Зудящее нетерпение пошевеливалось внутри, норовя иногда сорваться в нервическую лихорадку, но он держал себя в руках: «Успеешь… Сбежишь… Успеешь… Сколько тут ехать… А вот, кажется, и они…»
Жестковато подпрыгнув на «лежачем полицейском», крутовато вильнув к бордюру, перед Маратом резковато тормознул белый обтерханный «мерс»-«мини-вэн». Марат откатил дверь: внутри, привольно развалясь каждый на нескольких сиденьях, дремали здоровые, мосластые, страшно загорелые и вообще похожие друг на друга головорезы — Марату они ухмыльнулись приветливо и рассеянно. Рома… Мауро… Махди сидел за рулем.

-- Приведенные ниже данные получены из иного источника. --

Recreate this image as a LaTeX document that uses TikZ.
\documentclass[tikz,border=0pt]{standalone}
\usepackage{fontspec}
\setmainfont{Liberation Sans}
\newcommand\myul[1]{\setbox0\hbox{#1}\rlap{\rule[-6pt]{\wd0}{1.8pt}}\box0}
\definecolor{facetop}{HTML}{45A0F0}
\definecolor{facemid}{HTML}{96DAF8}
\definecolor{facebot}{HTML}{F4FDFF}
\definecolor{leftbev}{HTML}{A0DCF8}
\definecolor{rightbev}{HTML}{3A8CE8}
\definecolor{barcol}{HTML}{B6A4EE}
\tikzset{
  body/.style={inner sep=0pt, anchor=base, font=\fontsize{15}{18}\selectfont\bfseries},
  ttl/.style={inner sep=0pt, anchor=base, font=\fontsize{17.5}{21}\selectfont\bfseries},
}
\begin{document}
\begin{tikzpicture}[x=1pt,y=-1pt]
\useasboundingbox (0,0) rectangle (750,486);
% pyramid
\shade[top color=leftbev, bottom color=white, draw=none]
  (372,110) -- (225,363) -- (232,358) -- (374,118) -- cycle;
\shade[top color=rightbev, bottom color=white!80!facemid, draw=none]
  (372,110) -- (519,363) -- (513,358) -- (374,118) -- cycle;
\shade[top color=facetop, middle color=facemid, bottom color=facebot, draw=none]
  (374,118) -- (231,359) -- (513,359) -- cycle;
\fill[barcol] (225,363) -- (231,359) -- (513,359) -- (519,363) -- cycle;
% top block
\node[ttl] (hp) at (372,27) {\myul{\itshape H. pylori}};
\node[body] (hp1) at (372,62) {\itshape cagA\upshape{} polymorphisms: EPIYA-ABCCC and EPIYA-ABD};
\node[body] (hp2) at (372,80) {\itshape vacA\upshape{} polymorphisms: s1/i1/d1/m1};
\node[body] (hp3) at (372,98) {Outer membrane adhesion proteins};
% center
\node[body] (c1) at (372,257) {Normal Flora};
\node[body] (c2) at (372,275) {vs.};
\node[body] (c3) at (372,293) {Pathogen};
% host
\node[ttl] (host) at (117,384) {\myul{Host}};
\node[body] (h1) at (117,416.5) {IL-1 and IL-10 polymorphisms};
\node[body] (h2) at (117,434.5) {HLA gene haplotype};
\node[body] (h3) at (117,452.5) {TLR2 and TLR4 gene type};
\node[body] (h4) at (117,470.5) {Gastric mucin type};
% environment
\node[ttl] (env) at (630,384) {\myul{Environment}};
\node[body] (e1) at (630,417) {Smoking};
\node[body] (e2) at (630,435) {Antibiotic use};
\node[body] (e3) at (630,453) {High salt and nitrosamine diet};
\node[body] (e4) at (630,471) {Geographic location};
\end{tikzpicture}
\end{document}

Марат, еле перешагнув гигантскую сумку, из которой торчали ласты, плюхнулся поблизости от Вано:
— Спасибо…
— Нет проблем, — равнодушно зевнул Иваныч, прикладываясь к бутылочке минералки. Он так ни о чем и не спросил, и за это Марат тоже был ему благодарен — он, кстати, понятия не имел бы, что ответить.
Махди, посвистывая под нос, газовал, осаживал, переваливал через «полицейских», положенных тут перед каждой «зеброй» (иначе, видимо, араба притормозить не заставишь), и, вырвавшись наконец на оперативный простор, наддал. Солнце брызгало в глаза из-за оконного среза. Мелькали грязного цвета песчаные пустоши, неправдоподобно ухоженные альпинарии, перепендикулярные асфальтированные дороги, помпезные вывески «Савоев» и «Хаяттов», длинные проволочные заборы, городки буро-брезентовых дряблых палаток, набитых теми, кто за сотню-полторы баксов в месяц строит все новые и новые пятизвездочные курятники для расслабляющихся колонизаторов.
На выезде из города остановились на блокпосту. Этот Шарм, глухо заблокированная зона на отшибе страны, уставленная рядами однообразных кондиционированных бараков с бассейнами, всегда напоминал Марату концлагерь… Смахивающий на какого-то грызуна хомячьего пошиба мент придирчиво листал паспорта, долго общался с водилой, — хотя фискальности в его тоне Марат не уловил, говорили словно о погоде.